Tal tendencia, que se fue transformando en un estilo de desarrollo, se vio reforzado en la segunda mitad del siglo XX, cuando se resolvió la larga crisis el Estado Liberal. En la década de 1940, una alianza entre socialcristianos, Iglesia Católica y comunistas abrió la puerta para una serie de reformas sociales, que luego fueron profundizadas hasta finales de los años 70 por socialdemócratas y socialcristianos.

Este estilo o modelo de desarrollo permitió la construcción de una sociedad sin  agudas contradicciones, en donde la resolución de los problemas que inevitablemente se presentan en una sociedad se hacían “a la tica”, es decir, buscando encontrar el diálogo y el consenso.

En la base de este modelo se encontró un aparato Estatal con instituciones fuertes, que siempre cumplió la función de colchón de amortiguamiento de las contradicciones sociales: la Caja del Seguro Social, el Instituto Costarricense de Electricidad, una banca nacionalizada, un sistema educativo extendido, etc.

En el contexto regional, Costa Rica fue un remanso. Como toda sociedad, nunca se trató de un idílico vergel en el que convivían el lobo con la oveja, pero las condiciones materiales someramente mencionadas permitieron la existencia de una sociedad en la que sus habitantes vivían con altos índices de satisfacción.

Este modelo, la del Estado Benefactor o Social, fue siendo lentamente reemplazado a partir de los primeros años de la década de los 80 del siglo XX. Quienes iniciaron e impulsaron el proceso fueron las mismas fuerzas políticas que habían sido coprotagonistas de la construcción del Estado de Bienestar. No se trató de un procesos inédito en el mundo, pues socialdemócratas y socialcristianos por igual han jugado en otros lares idéntico papel.

El proceso costarricense de implantación del nuevo modelo, el neoliberal, ha sido largo, pero se ha acelerado vertiginosamente en los últimos años, sobre todo en la administración del presidente Carlos Alvarado, quien en este momento se encuentra en el cénit de su mandato de 4 años.

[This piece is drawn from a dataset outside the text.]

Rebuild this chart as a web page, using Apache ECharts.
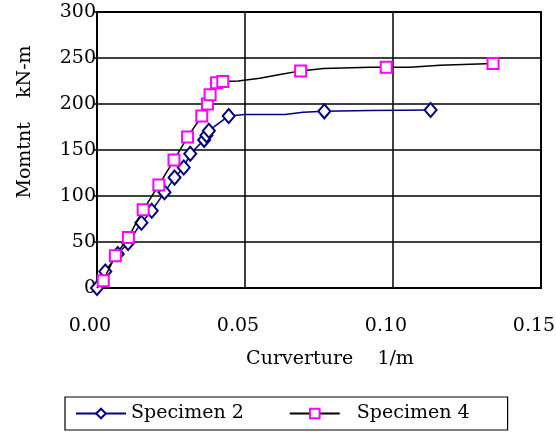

En este período, aquellas ambiciones moderadas de los grupos dominantes que los caracterizaron con anterioridad se han esfumado por completo, y ha adquirido protagonismo una clase política empeñada en desmantelar el legado que hacía de Costa Rica un país excepcional.

Los resultados de tal situación aparecen ya a la vista: la desigualdad ha crecido como en ningún otro país de América Latina; se ha disparado el desempleo y la violencia y, por ende, sube la temperatura del descontento.

El país que se ufanaba de ser “el más feliz del mundo” y del “pura vida”, eslóganes que vende por el mundo como estandarte de su industria turística, ha fruncido el entrecejo. Parece que nada sacia las ansias de quienes quieren devorarlo todo para depositarlo en las manos del dios mercado. Sembrando vientos como están, tratan de acallar las posibles tempestades con leyes punitivas de la protesta social propias de inicios del siglo XX.

Están envalentonados porque una parte de la población teme que si no son ellos, lleguen al poder otros peores, que ya asomaron la cabeza en las elecciones de hace dos años, cuando se eligió al ahora presidente Carlos Alvarado: los neopentecostales a través de sus partidos careta.

Chantajeados por esa posibilidad, los costarricenses ven cómo los arrasa la ola neoliberal que cada día los postra más y les hace difícil la vida. Se vuelve consenso la idea que Costa Rica dejó de ser lo que era, y lo que ahora es no gusta a nadie. Tal vez sí a un puñado de plutócratas que se dan la gran vida y esconden sus capitales en paraísos fiscales y el prevaleciente secreto bancario que se niegan rotundamente a derogar.

Así las cosas, alentándose entre ellos, los políticos de los partidos tradicionales tienen una agenda sin parangón en la historia del país. No hay día en el que no saquen a relucir una nueva ocurrencia para atornillar al pueblo.

Están envalentonados porque el año pasado una prolongadísima huelga de empleados públicos y maestros que no tuvo el final esperado por los trabajadores los dejó exhaustos y a la defensiva.

No se avizora, por el momento, una salida progresista, anti o posneoliberal en el país. Pero no hay más que volver la cara hacia las vecindades para darse cuenta que tal situación no puede durar para siempre, y que bajo la tranquilidad de la superficie pueden estarse gestando escenarios imprevisibles.

Cuando las condiciones están así, no se sabe por dónde saltará la liebre.